We and Us connotes an apparatus of socio-political unrest. Constructed using technology which is utilised to create optical telescopes, the aluminised glass produces a form reminiscent of police riot shields; the brightly mirrored surfaces both absorb and reflect their own surroundings, creating an aggressive camouflage. As with the Expanded Access series, the work embraces points of opposition: behind the concave surface of the riot shields lies a sheltered and protective space, which exists in opposition to the impenetrable and offensive convex exterior. The physical presence of the viewer is crucial for both works, as we are drawn into their reflective surfaces and are at once implicated, distorted and hybridized with the work and our surroundings.
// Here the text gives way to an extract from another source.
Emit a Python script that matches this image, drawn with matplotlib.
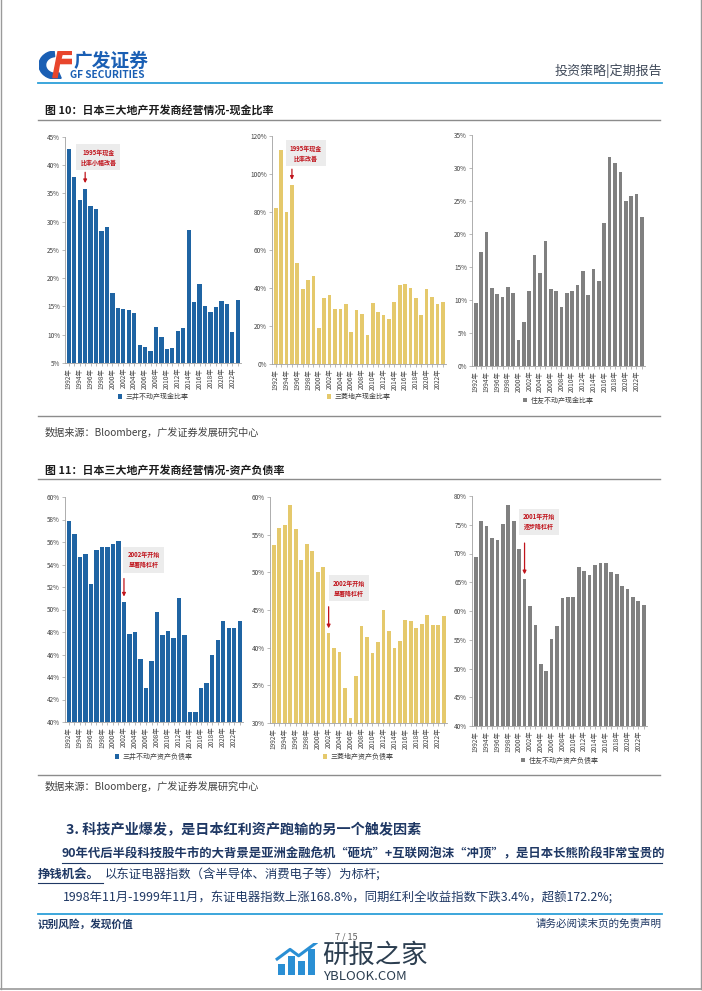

The final element of the exhibition, Man-made Monstrous, comprises intricately detailed polyurethane resin castings of moulds of actual antlers, extending Joos long-lasting engagement with this form. For him, the antlers signify both an indoor and outdoor space; both display device and organic weapon. Much like the fluidity of the glass in the Expanded Access works and We and Us, the antlers appear frozen yet visceral, as their molten forms threaten to slip down the gallery walls, while hanging motionless.
The artist ultimately offers a phenomenological reading of the world, as we are encouraged to consider the space of the object in relation to the space of the self.
Michael Joo received his MFA from the Yale School of Art, Yale University, New Haven, in 1991, after graduating with a BFA from Washington University, St Louis, 1989. Selected solo exhibitions include: Galerie Marabini, Bologna, IT (2010); Anton Kern Gallery, New York, US (2009); Michael Joo, Rodin Gallery (Leeum, Samsung Museum of Art), Seoul, KR (2006); Michael Joo, Palm Beach Institute for Contemporary Art, Florida, US (2004); the South Korean Pavilion at the 49th Venice Biennale together with Do-Ho-Suh (2001). Recent group exhibitions include: Transforming Minds: Buddhism in Art, works from the Rockefeller Collection of Asian Art, Asia Society Gallery, HK (2012); Glasstress 2011, Palazzo Cavalli Franchetti, Venice, IT (2011); Have You Ever Really Looked at the Sun?, Haunch of Venison, Berlin (2010); and NeoHoodoo: Art of a Forgotten Faith, The Menil Collection, Houston, US (2009). In 2006, Joo was awarded both the grand prize of the 6th Gwangju Biennale, Seoul, for Bodhi Obfuscatus (Space Baby) and also a United States Artists Fellowship. Joos work is in numerous public and private collections, including the Guggenheim Museum, New York, the Museum of Modern Art, New York, and the Samsung Foundation for Art and Culture, Seoul.